Stated problem
Copy each line in the data that includes the word "this".

Given entries
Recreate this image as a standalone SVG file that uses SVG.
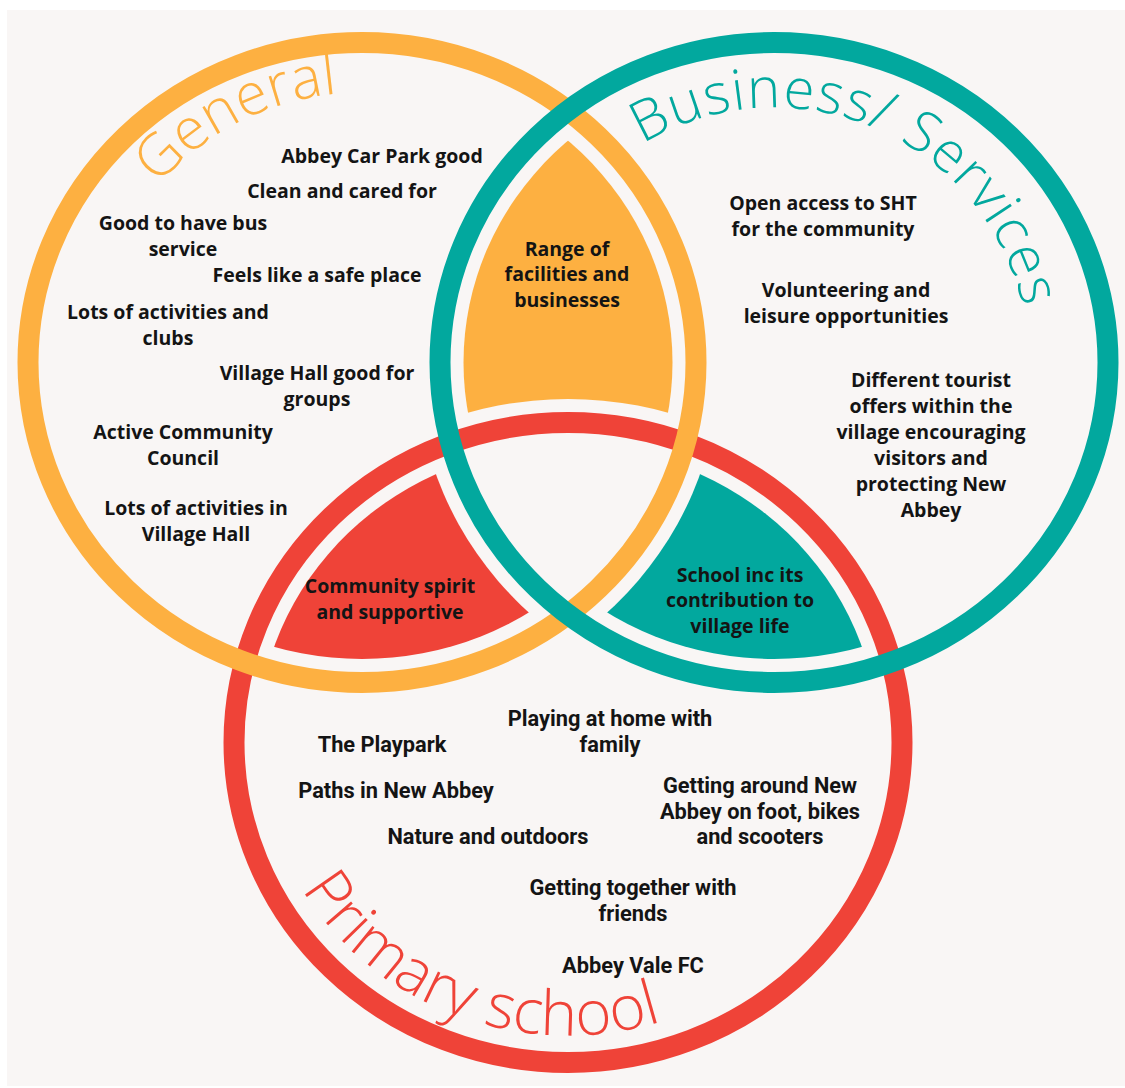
<svg xmlns="http://www.w3.org/2000/svg" xmlns:xlink="http://www.w3.org/1999/xlink" width="1125" height="1088" viewBox="0 0 1125 1088">
<style>
.t{font-family:'Open Sans','Liberation Sans',sans-serif;font-weight:700;font-size:19.5px;fill:#141414;text-anchor:middle}
.p{font-family:Roboto,'Liberation Sans',sans-serif;font-weight:700;font-size:21.8px;fill:#141414;text-anchor:middle}
.h{font-family:'Open Sans','Liberation Sans',sans-serif;font-weight:300}
.ring{fill:none;stroke-width:21}
</style>
<defs>
<clipPath id="cO"><ellipse cx="362" cy="362.5" rx="310.5" ry="296.5"/></clipPath>
<clipPath id="cT"><ellipse cx="774" cy="362.5" rx="310.5" ry="296.5"/></clipPath>
<clipPath id="cR"><ellipse cx="568" cy="742.5" rx="310.5" ry="296.5"/></clipPath>
<mask id="mO"><rect width="1125" height="1088" fill="#fff"/><ellipse cx="362" cy="362.5" rx="357.5" ry="343.5" fill="#000"/></mask>
<mask id="mT"><rect width="1125" height="1088" fill="#fff"/><ellipse cx="774" cy="362.5" rx="357.5" ry="343.5" fill="#000"/></mask>
<mask id="mR"><rect width="1125" height="1088" fill="#fff"/><ellipse cx="568" cy="742.5" rx="357.5" ry="343.5" fill="#000"/></mask>
<path id="pG" d="M158.2,185.4 A270,270 0 0 1 497,128.7"/>
<path id="pB" d="M642.7,143.9 A255,255 0 0 1 1028,340.3"/>
<path id="pP" d="M302.1,889 A307,293 0 0 0 744.1,982.5"/>
</defs>
<rect x="0" y="0" width="1125" height="1088" fill="#ffffff"/>
<rect x="7" y="10" width="1118" height="1076" fill="#f9f6f5"/>

<g id="fills">
<g id="fill-general-business" clip-path="url(#cO)"><ellipse cx="774" cy="362.5" rx="310.5" ry="296.5" fill="#fdb041" mask="url(#mR)"/></g>
<g id="fill-general-primary" clip-path="url(#cO)"><ellipse cx="568" cy="742.5" rx="310.5" ry="296.5" fill="#ef4338" mask="url(#mT)"/></g>
<g id="fill-business-primary" clip-path="url(#cT)"><ellipse cx="568" cy="742.5" rx="310.5" ry="296.5" fill="#02a89e" mask="url(#mO)"/></g>
</g>

<g id="rings">
<ellipse id="ring-primary" class="ring" cx="568" cy="742.5" rx="334" ry="320" stroke="#ef4338"/>
<ellipse id="ring-general" class="ring" cx="362" cy="362.5" rx="334" ry="320" stroke="#fdb041"/>
<ellipse id="ring-business" class="ring" cx="774" cy="362.5" rx="334" ry="320" stroke="#02a89e"/>
</g>

<g id="general">
<text class="h" font-size="58" fill="#fdb041"><textPath xlink:href="#pG" href="#pG">General</textPath></text>
<text class="t" x="382" y="163">Abbey Car Park good</text>
<text class="t" x="342" y="198">Clean and cared for</text>
<text class="t" x="183" y="230">Good to have bus</text>
<text class="t" x="183" y="256">service</text>
<text class="t" x="317" y="282">Feels like a safe place</text>
<text class="t" x="168" y="319">Lots of activities and</text>
<text class="t" x="168" y="345">clubs</text>
<text class="t" x="317" y="380">Village Hall good for</text>
<text class="t" x="317" y="406">groups</text>
<text class="t" x="183" y="439">Active Community</text>
<text class="t" x="183" y="465">Council</text>
<text class="t" x="196" y="515">Lots of activities in</text>
<text class="t" x="196" y="541">Village Hall</text>
</g>

<g id="business">
<text class="h" font-size="56" fill="#02a89e" letter-spacing="1.2"><textPath xlink:href="#pB" href="#pB">Business/ Services</textPath></text>
<text class="t" x="823" y="210">Open access to SHT</text>
<text class="t" x="823" y="236">for the community</text>
<text class="t" x="846" y="297">Volunteering and</text>
<text class="t" x="846" y="323">leisure opportunities</text>
<text class="t" x="931" y="387">Different tourist</text>
<text class="t" x="931" y="413">offers within the</text>
<text class="t" x="931" y="439">village encouraging</text>
<text class="t" x="931" y="465">visitors and</text>
<text class="t" x="931" y="491">protecting New</text>
<text class="t" x="931" y="517">Abbey</text>
</g>

<g id="overlap-general-business">
<text class="t" x="567" y="256">Range of</text>
<text class="t" x="567" y="281">facilities and</text>
<text class="t" x="567" y="307">businesses</text>
</g>
<g id="overlap-general-primary">
<text class="t" x="390" y="593">Community spirit</text>
<text class="t" x="390" y="619">and supportive</text>
</g>
<g id="overlap-business-primary">
<text class="t" x="740" y="582">School inc its</text>
<text class="t" x="740" y="607">contribution to</text>
<text class="t" x="740" y="633">village life</text>
</g>

<g id="primary">
<text class="h" font-size="62" fill="#ef4338"><textPath xlink:href="#pP" href="#pP">Primary school</textPath></text>
<text class="p" x="382" y="752">The Playpark</text>
<text class="p" x="610" y="726">Playing at home with</text>
<text class="p" x="610" y="752">family</text>
<text class="p" x="396" y="798">Paths in New Abbey</text>
<text class="p" x="760" y="793">Getting around New</text>
<text class="p" x="760" y="819">Abbey on foot, bikes</text>
<text class="p" x="760" y="844">and scooters</text>
<text class="p" x="488" y="844">Nature and outdoors</text>
<text class="p" x="633" y="895">Getting together with</text>
<text class="p" x="633" y="921">friends</text>
<text class="p" x="633" y="973">Abbey Vale FC</text>
</g>
</svg>
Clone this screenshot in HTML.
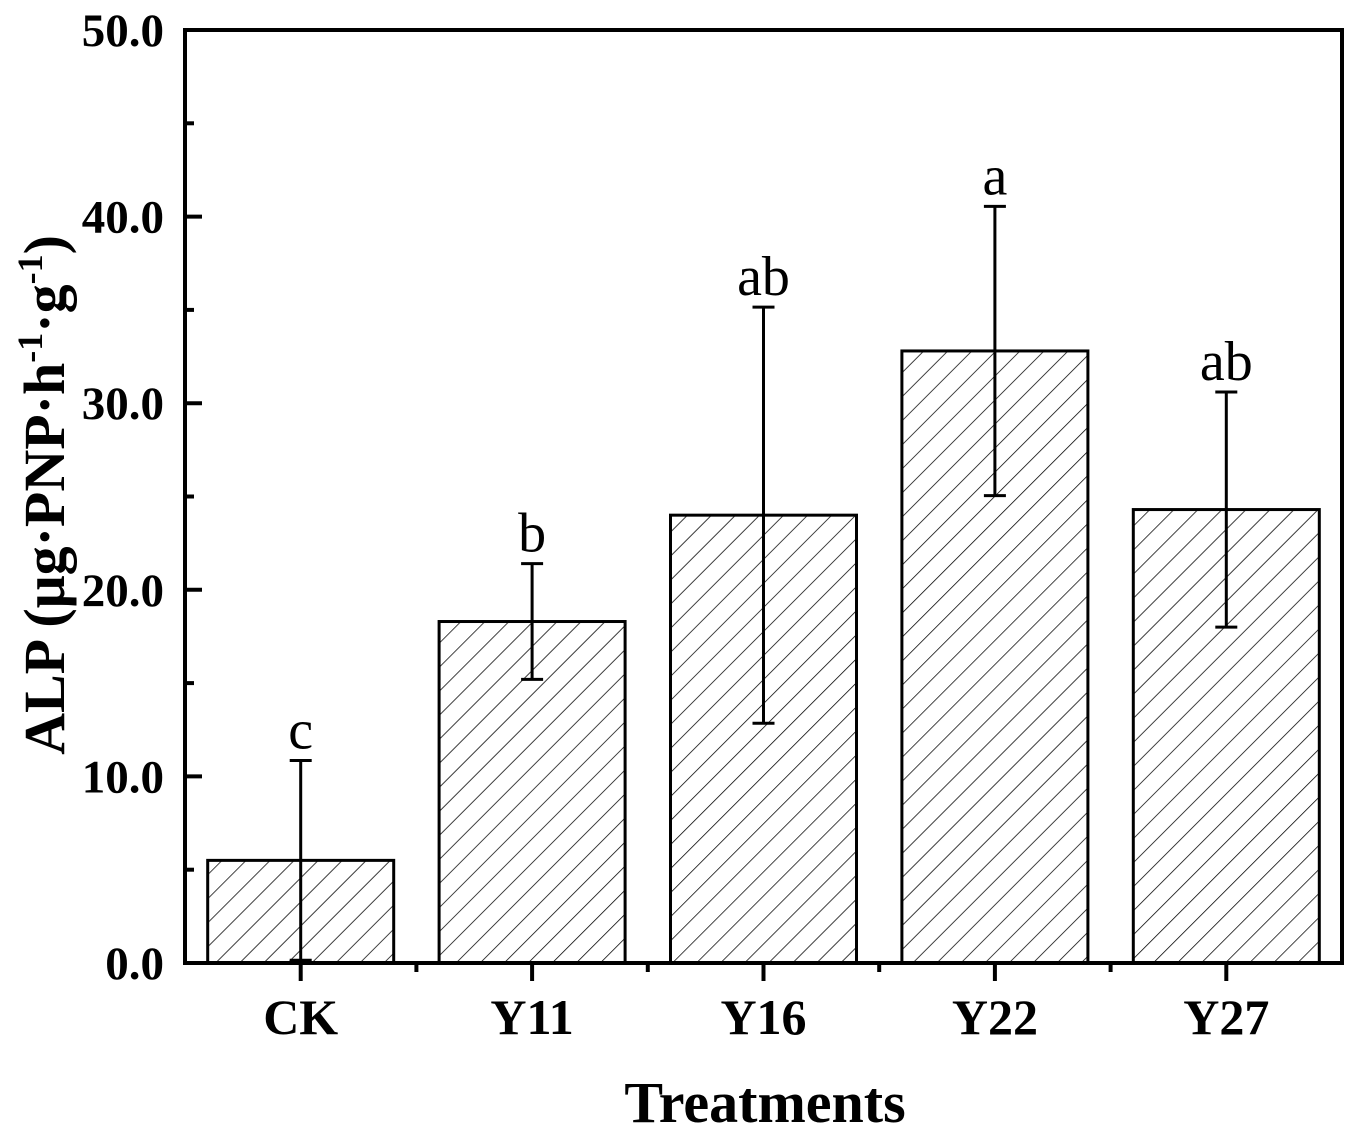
<!DOCTYPE html>
<html><head><meta charset="utf-8"><style>
html,body{margin:0;padding:0;background:#fff;}
svg{display:block;font-family:"Liberation Serif",serif;}
</style></head><body>
<svg width="1363" height="1143" viewBox="0 0 1363 1143">
<defs>
<pattern id="hatch" patternUnits="userSpaceOnUse" width="17" height="17" patternTransform="rotate(45)">
<line x1="0" y1="0" x2="0" y2="17" stroke="#000" stroke-width="1.5"/>
</pattern>
</defs>
<g id="bars"></g>
<g id="axes"></g>
<text x="765" y="1122" text-anchor="middle" font-size="58" font-weight="bold">Treatments</text>
<text transform="translate(64,495) rotate(-90)" text-anchor="middle" font-size="58" font-weight="bold">ALP (μg·PNP·h<tspan font-size="36" dy="-22">-1</tspan><tspan dy="22">·g</tspan><tspan font-size="36" dy="-22">-1</tspan><tspan dy="22">)</tspan></text>
</svg>
<script>
const categories = ["CK","Y11","Y16","Y22","Y27"];
const values = [5.5, 18.3, 24.0, 32.8, 24.3];
const errors = [5.35, 3.1, 11.15, 7.75, 6.3];
const letters = ["c","b","ab","a","ab"];
const yTicks = [0,10,20,30,40,50];
const yTickLabels = ["0.0","10.0","20.0","30.0","40.0","50.0"];

const L=185,R=1342,T=30,B=963,ymax=50;
const NS="http://www.w3.org/2000/svg";
const y=v=>B-(v/ymax)*(B-T);
const step=(R-L)/categories.length;
const xc=i=>L+step*(i+0.5);
const bw=186;
function mk(tag,attrs,parent){const e=document.createElementNS(NS,tag);for(const k in attrs)e.setAttribute(k,attrs[k]);parent.appendChild(e);return e;}
const bars=document.getElementById('bars'), axes=document.getElementById('axes');
categories.forEach((c,i)=>{
  const cx=xc(i);
  const r=mk('rect',{x:cx-bw/2,y:y(values[i]),width:bw,height:B-y(values[i]),fill:'url(#hatch)',stroke:'#000','stroke-width':3},bars);
  
  
  const top=y(values[i]+errors[i]), bot=y(Math.max(0,values[i]-errors[i]));
  let d=`M${cx},${bot}V${top}M${cx-11},${top}H${cx+11}`;
  if(values[i]-errors[i]>0) d+=`M${cx-11},${bot}H${cx+11}`;
  const e=mk('path',{d:d,stroke:'#000','stroke-width':3,fill:'none'},bars);
  
  
  const t=mk('text',{x:cx,y:top-12,'text-anchor':'middle','font-size':56},bars);
  t.textContent=letters[i];
  
  
  const xl=mk('text',{x:cx,y:1034,'text-anchor':'middle','font-size':50,'font-weight':'bold'},axes);
  xl.textContent=c;
  
  
  const tk=mk('line',{x1:cx,x2:cx,y1:B,y2:B+18,stroke:'#000','stroke-width':4},axes);
  
  
  if(i<categories.length-1){
    const mt=mk('line',{x1:cx+step/2,x2:cx+step/2,y1:B,y2:B+9,stroke:'#000','stroke-width':4},axes);
    
    
  }
});
yTicks.forEach((v,i)=>{
  const tk=mk('line',{x1:L,x2:L+17,y1:y(v),y2:y(v),stroke:'#000','stroke-width':4},axes);
  
  
  if(i<yTicks.length-1){
    const mv=(v+yTicks[i+1])/2;
    const mt=mk('line',{x1:L,x2:L+9,y1:y(mv),y2:y(mv),stroke:'#000','stroke-width':4},axes);
    
    
  }
  const tl=mk('text',{x:164,y:y(v)+16,'text-anchor':'end','font-size':47,'font-weight':'bold'},axes);
  tl.textContent=yTickLabels[i];
  
  
});
const fr=mk('rect',{x:L,y:T,width:R-L,height:B-T,fill:'none',stroke:'#000','stroke-width':4},axes);


</script>
</body></html>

Reply
Recreate this image as a standalone SVG file that uses SVG.
Clone this screenshot in HTML.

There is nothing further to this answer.